Ancak tüm bu hedeflerin hayata geçebilmesi için toplumda hukuka olan güvenin yeniden tesis edilmesinin zorunlu olduğuna dikkat çeken Almalı, bunun yalnızca yeni yasaların çıkarılmasıyla değil, Anayasa ve mevcut yasaların eksiksiz uygulanmasıyla mümkün olabileceğini ifade etti. İfade özgürlüğü, basın özgürlüğü, toplantı ve gösteri yürüyüşü hakkı güvence altına alınmadıkça adalet duygusunun onarılamayacağını dile getiren Almalı, bağımsız yargının ve güçlü bir savunmanın teminatının ekonomik ve mesleki açıdan güvenceli avukatlar olduğunu belirtti.

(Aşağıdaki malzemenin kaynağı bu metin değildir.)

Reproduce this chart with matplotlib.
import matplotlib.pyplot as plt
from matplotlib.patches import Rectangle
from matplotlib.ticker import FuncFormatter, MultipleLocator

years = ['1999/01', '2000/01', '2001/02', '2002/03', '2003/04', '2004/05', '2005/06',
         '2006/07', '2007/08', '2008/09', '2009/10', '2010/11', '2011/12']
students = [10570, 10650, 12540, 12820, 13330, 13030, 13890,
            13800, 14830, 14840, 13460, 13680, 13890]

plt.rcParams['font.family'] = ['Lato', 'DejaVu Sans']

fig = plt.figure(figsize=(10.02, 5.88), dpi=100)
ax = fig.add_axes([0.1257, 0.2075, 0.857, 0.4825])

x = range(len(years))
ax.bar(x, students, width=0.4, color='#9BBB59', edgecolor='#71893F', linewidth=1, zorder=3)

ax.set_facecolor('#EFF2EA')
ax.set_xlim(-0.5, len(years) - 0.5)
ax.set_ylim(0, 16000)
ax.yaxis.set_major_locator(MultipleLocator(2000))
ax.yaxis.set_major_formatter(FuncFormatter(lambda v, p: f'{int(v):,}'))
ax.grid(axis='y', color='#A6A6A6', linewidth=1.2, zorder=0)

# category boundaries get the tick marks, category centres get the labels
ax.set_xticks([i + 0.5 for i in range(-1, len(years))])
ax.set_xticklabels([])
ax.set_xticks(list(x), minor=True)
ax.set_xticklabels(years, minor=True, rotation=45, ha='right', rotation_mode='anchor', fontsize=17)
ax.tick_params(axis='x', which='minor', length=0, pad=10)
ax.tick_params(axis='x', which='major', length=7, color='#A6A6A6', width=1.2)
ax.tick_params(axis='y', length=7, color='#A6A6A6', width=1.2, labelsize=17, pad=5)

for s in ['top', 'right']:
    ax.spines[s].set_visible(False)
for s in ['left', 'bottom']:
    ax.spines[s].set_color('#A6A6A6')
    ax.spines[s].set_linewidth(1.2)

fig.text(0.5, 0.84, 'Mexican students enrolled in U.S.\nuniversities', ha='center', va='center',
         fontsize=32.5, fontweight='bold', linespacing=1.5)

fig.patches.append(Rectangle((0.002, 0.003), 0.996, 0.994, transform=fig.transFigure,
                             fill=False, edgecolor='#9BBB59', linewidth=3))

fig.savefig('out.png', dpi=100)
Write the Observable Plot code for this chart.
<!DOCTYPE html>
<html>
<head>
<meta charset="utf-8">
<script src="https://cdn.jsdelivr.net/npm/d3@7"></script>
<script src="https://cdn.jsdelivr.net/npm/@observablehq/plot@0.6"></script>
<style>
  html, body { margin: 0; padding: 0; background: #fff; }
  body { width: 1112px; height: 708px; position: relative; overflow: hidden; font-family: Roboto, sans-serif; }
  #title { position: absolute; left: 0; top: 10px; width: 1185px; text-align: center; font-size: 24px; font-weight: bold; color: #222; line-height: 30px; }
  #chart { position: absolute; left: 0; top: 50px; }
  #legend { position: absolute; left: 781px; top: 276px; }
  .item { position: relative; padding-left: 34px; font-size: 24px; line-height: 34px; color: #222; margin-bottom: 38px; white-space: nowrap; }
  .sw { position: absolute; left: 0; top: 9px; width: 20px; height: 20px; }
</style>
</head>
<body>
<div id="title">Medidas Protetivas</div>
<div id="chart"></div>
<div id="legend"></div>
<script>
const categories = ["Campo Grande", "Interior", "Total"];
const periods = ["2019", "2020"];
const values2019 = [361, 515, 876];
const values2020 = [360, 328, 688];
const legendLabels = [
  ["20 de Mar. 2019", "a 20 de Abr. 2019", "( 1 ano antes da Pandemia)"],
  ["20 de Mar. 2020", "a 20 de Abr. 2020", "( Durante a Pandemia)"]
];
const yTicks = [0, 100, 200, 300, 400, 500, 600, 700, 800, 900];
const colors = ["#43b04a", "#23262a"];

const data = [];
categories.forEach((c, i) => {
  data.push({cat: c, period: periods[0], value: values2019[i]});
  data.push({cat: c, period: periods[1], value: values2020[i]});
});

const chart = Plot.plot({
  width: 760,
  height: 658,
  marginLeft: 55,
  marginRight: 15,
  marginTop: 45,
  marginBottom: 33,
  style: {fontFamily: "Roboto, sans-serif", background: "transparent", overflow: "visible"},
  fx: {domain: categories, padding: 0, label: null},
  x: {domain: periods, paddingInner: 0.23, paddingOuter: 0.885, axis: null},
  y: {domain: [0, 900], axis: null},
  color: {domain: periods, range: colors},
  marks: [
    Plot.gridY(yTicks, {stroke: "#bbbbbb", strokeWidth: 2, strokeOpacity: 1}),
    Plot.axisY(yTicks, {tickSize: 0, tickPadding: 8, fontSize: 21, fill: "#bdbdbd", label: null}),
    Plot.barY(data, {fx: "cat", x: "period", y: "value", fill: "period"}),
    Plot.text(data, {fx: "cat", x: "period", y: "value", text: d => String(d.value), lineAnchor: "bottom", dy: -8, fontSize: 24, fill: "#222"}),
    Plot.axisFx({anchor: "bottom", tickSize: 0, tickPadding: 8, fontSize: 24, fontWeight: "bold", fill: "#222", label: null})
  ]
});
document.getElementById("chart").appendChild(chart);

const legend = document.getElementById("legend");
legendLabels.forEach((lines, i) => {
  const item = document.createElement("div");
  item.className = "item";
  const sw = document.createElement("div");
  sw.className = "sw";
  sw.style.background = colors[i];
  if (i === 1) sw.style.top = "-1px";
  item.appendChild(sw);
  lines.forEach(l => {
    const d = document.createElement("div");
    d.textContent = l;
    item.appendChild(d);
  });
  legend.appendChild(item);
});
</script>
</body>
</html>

Avukatların, gazetecilerin, öğrencilerin ve seçilmiş yöneticilerin özgür olmadığı bir ülkede adaletten söz edilemeyeceğini vurgulayan Almalı, bağımsız savunmayı, meslek örgütlerinin özerkliğini ve hukukun üstünlüğünü koruma kararlılıklarını bir kez daha kamuoyuna duyurduklarını söyledi. Yeni adli yılın yalnızca avukat, hakim ve savcıların değil, bütün yurttaşların adalet mücadelesinin yılı olması gerektiğini belirten Almalı, 2024-2025 adli yılının bağımsız yargının güçlendiği, baroların özerkliğinin güvence altına alındığı, yargı mensuplarının ve toplumun tüm kesimlerinin adaletle buluştuğu, gazetecilerin, öğrencilerin ve seçilmiş belediye başkanlarının özgürlüğüne kavuştuğu bir yıl olmasını diledi.